Trocar anistia por redução de pena é dar novo nome a acordão
para salvar golpistas
Temer e Aécio ressurgem em negociação com ministros do
STF para livrar Bolsonaro da cadeia; Paulinho da Força volta ao papel de
laranja da impunidade
Entrou em cena uma nova articulação para tentar salvar Jair
Bolsonaro da cadeia. A ideia é trocar o projeto da anistia por outro de redução
de penas. Na prática, o efeito pode ser o mesmo: livrar o capitão de ser preso
em regime fechado.
A manobra começou a ser desenhada na casa do ex-presidente
Michel Temer, que reapareceu no noticiário como lobista do encrencado Banco
Master. Estavam presentes os deputados Aécio Neves, gerente da massa falida do
PSDB, e Paulinho da Força, recém-nomeado para relatar o projeto da anistia.

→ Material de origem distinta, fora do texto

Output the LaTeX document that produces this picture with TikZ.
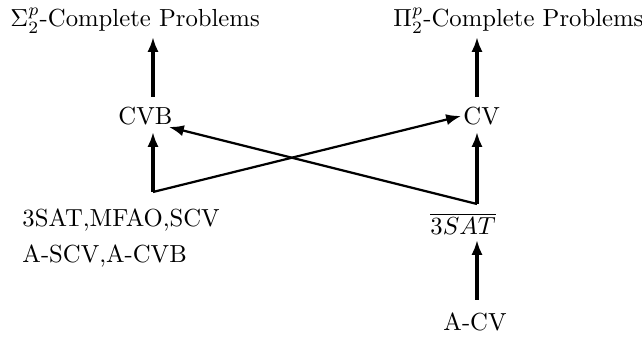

Na saída do encontro, o chefão do Solidariedade pediu que o
texto passe a ser chamado de projeto da dosimetria. Sem corar, ele explicou que
vai propor mudanças na lei para favorecer criminosos condenados por tentativa
de golpe. “O Brasil não aguenta mais essa polarização”, justificou.
Se a proposta colar, as condenações não
serão anuladas, mas as punições ficarão bem mais brandas. No caso de Bolsonaro,
será preciso criatividade para diminuir a pena de 27 anos de prisão. Fundir os
crimes de golpe de Estado e abolição violenta do Estado Democrático de Direito,
como já se ensaiou, só descontaria seis anos e meio de cana.
Ao fim da reunião, Temer se disse empenhado em “pacificar” o
país. A palavra não diz nada, mas tem mil e uma utilidades. Já foi recitada
quando ele assumiu a Presidência após articular a derrubada da antecessora, em
2016, e quando ajudou a salvar Bolsonaro da ameaça de impeachment, em 2021.
Nove anos atrás, o pacificador prometeu um governo de
“salvação nacional”. Como sempre, queria salvar a pele dos aliados. Na época,
tramava-se uma anistia para Eduardo Cunha, acossado por acusações de corrupção.
O laranja escalado para defender a proposta, veja só, foi o deputado Paulinho
da Força.
Se a anistia de Cunha não saiu, a de Bolsonaro ainda pode
emplacar. A novidade da conversa desta quinta foi a participação de dois
ministros do Supremo. Por telefone, Gilmar Mendes e Alexandre de Moraes ouviram
a proposta e sinalizaram disposição para negociar. Fora dos autos, é claro.
Em vídeo divulgado por Paulinho, o ex-presidente falou em
“momento histórico” e “pacto republicano” — outra expressão maltratada pelo uso
abusivo. “De comum acordo com o Supremo Tribunal Federal e com o Executivo”,
acrescentou, esfregando as mãos.
A fala fez lembrar o “pacto” sugerido por Romero Jucá para
frear a Lava-Jato num “grande acordo nacional”. “Com o Supremo, com tudo”,
sugeriu o então senador. Jucá escapou da Justiça, mas não conseguiu renovar o
mandato nas urnas. Hoje atua formalmente como lobista nos gabinetes de
Brasília.
Anistias e acordões integram a paisagem nativa desde que o
Brasil era colônia. Fazem parte de uma tradição de conchavos pela impunidade
das elites, que assim se protegem da aplicação da lei. Temer e Aécio têm larga
experiência no assunto. A ver se os ministros do Supremo, que condenaram
Bolsonaro há apenas dez dias, aceitarão participar dessa jogada.